Although a healthy comparison cannot be made in the pure play chemical ETF, there are several ETFs that have chemical exposure via the basic materials sector. One of the more popular in this space is The Dow Jones U.S. Basic Materials ETF (IYM), which tracks the price and yield performance of the Dow Jones U.S. Basic Materials Index and has a 7.90% holding in Dow Chemical Co. (DOW).

IYM is largely dependent on the basic materials sector which comprises 89.47% of its total assets. Although the fund charges 48 basis points in fees a year, the product has attracted a great deal of investors as it has amassed AUM over $600 million.  

As far as the Preferred Security ETF space is concerned, the S&P International Preferred Stock Index Fund (IPFF) can be a major threat to Van Eck’s proposed product. The ETF is a relatively new fund launched in November 2011 that tracks the S&P International Preferred Stock Index. IPFF provides a great exposure in the developed markets preferred stock space (read Top Three High Yield Financial ETFs).

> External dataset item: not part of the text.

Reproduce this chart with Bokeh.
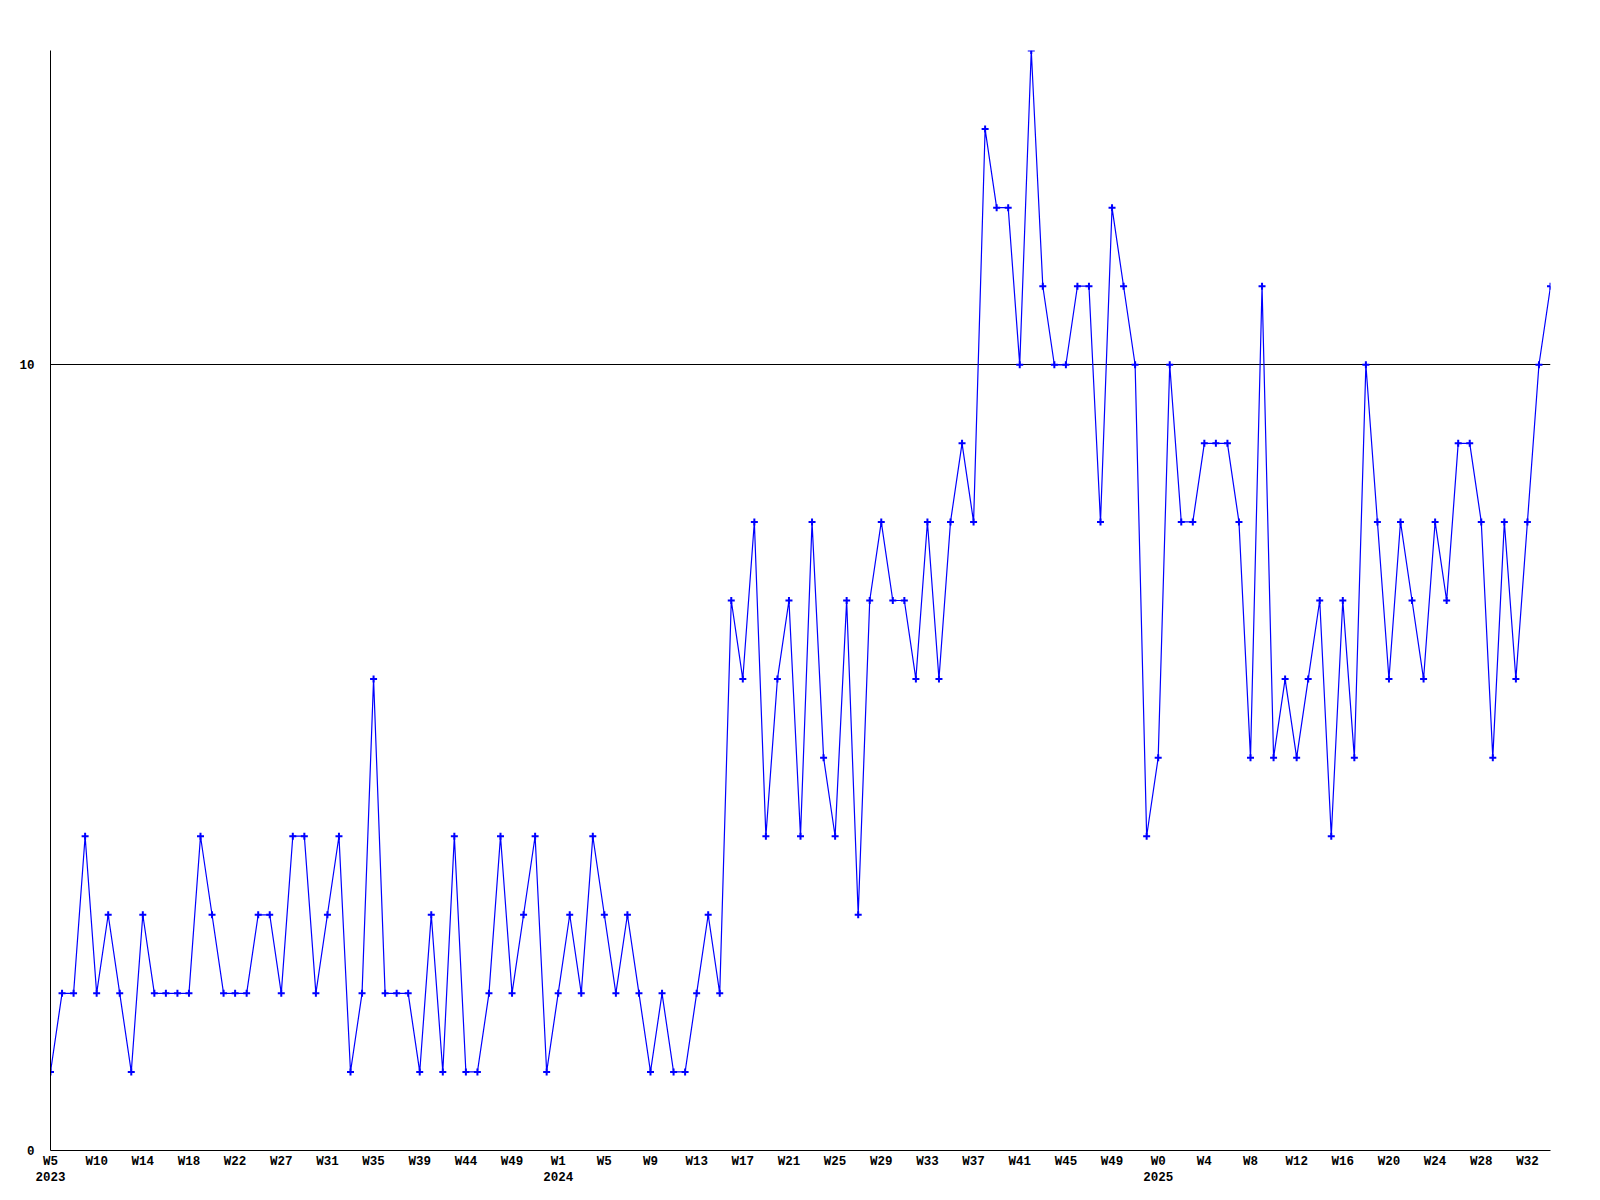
from bokeh.plotting import figure
from bokeh.models import Range1d, FixedTicker
from bokeh.embed import file_html
from bokeh.resources import INLINE

# ---- data ----
values = [1, 2, 2, 4, 2, 3, 2, 1, 3, 2,
          2, 2, 2, 4, 3, 2, 2, 2, 3, 3,
          2, 4, 4, 2, 3, 4, 1, 2, 6, 2,
          2, 2, 1, 3, 1, 4, 1, 1, 2, 4,
          2, 3, 4, 1, 2, 3, 2, 4, 3, 2,
          3, 2, 1, 2, 1, 1, 2, 3, 2, 7,
          6, 8, 4, 6, 7, 4, 8, 5, 4, 7,
          3, 7, 8, 7, 7, 6, 8, 6, 8, 9,
          8, 13, 12, 12, 10, 14, 11, 10, 10, 11,
          11, 8, 12, 11, 10, 4, 5, 10, 8, 8,
          9, 9, 9, 8, 5, 11, 5, 6, 5, 6,
          7, 4, 7, 5, 10, 8, 6, 8, 7, 6,
          8, 7, 9, 9, 8, 5, 8, 6, 8, 10,
          11]
tick_weeks = ["W5", "W10", "W14", "W18", "W22", "W27", "W31", "W35", "W39", "W44", "W49",
              "W1", "W5", "W9", "W13", "W17", "W21", "W25", "W29", "W33", "W37", "W41", "W45", "W49",
              "W0", "W4", "W8", "W12", "W16", "W20", "W24", "W28", "W32"]
tick_years = {0: "2023", 11: "2024", 24: "2025"}
tick_step = 4
y_ticks = [0, 10]

x = list(range(len(values)))
tick_pos = [i * tick_step for i in range(len(tick_weeks))]
overrides = {}
for k, (pos, wk) in enumerate(zip(tick_pos, tick_weeks)):
    overrides[pos] = wk + ("\n" + tick_years[k] if k in tick_years else "")

FONT = "Liberation Mono"

p = figure(width=1590, height=1190, output_backend="svg", toolbar_location=None,
           x_range=Range1d(0, len(values) - 1), y_range=Range1d(0, 14),
           min_border_left=50, min_border_right=40, min_border_top=50, min_border_bottom=40)
p.outline_line_color = None
p.background_fill_color = "white"
p.border_fill_color = "white"

p.line(x, values, line_color="#0000ff", line_width=1.2)
p.scatter(x, values, marker="cross", size=7, line_color="#0000ff", line_width=2)

# axes
p.xaxis.ticker = FixedTicker(ticks=tick_pos)
p.xaxis.major_label_overrides = overrides
p.yaxis.ticker = FixedTicker(ticks=y_ticks)
for ax in (p.xaxis, p.yaxis):
    ax.axis_line_color = "black"
    ax.axis_line_width = 1
    ax.major_tick_line_color = None
    ax.minor_tick_line_color = None
    ax.major_tick_out = 0
    ax.major_tick_in = 0
    ax.major_label_text_font = FONT
    ax.major_label_text_font_style = "bold"
    ax.major_label_text_font_size = "12.5px"
    ax.major_label_text_color = "black"
p.xaxis.major_label_standoff = 4
p.xaxis.major_label_text_line_height = 1.17
p.yaxis.major_label_standoff = 16

p.xgrid.grid_line_color = None
p.ygrid.ticker = FixedTicker(ticks=y_ticks)
p.ygrid.grid_line_color = "black"
p.ygrid.grid_line_alpha = 1.0
p.ygrid.grid_line_width = 1

open("out.html", "w").write(file_html(p, INLINE))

IPFF charges 55 basis points in fees while holding 62 securities in its basket. With total assets of $ 94.97 million, the fund has seen decent amount of inflows in its asset base in just 4 months, but obviously it still has some work to do to build a huge following. However, it should be noted that IPFF is heavily exposed to financials-- with a 64% allocation towards the sector—so maybe Van Eck’s proposed fund can see some inflows from those looking for a more balanced approach.

Thanks to the relative novelty of both of the proposed products, either could see decent inflows from investors if they ever receive a green light from the SEC. Competition could be fierce from other products in similar sectors, but both of the funds have unique competitive advantages that should allow them to accumulate decent inflows in no time at all, assuming of course they can pass the government’s regulatory hurdles first.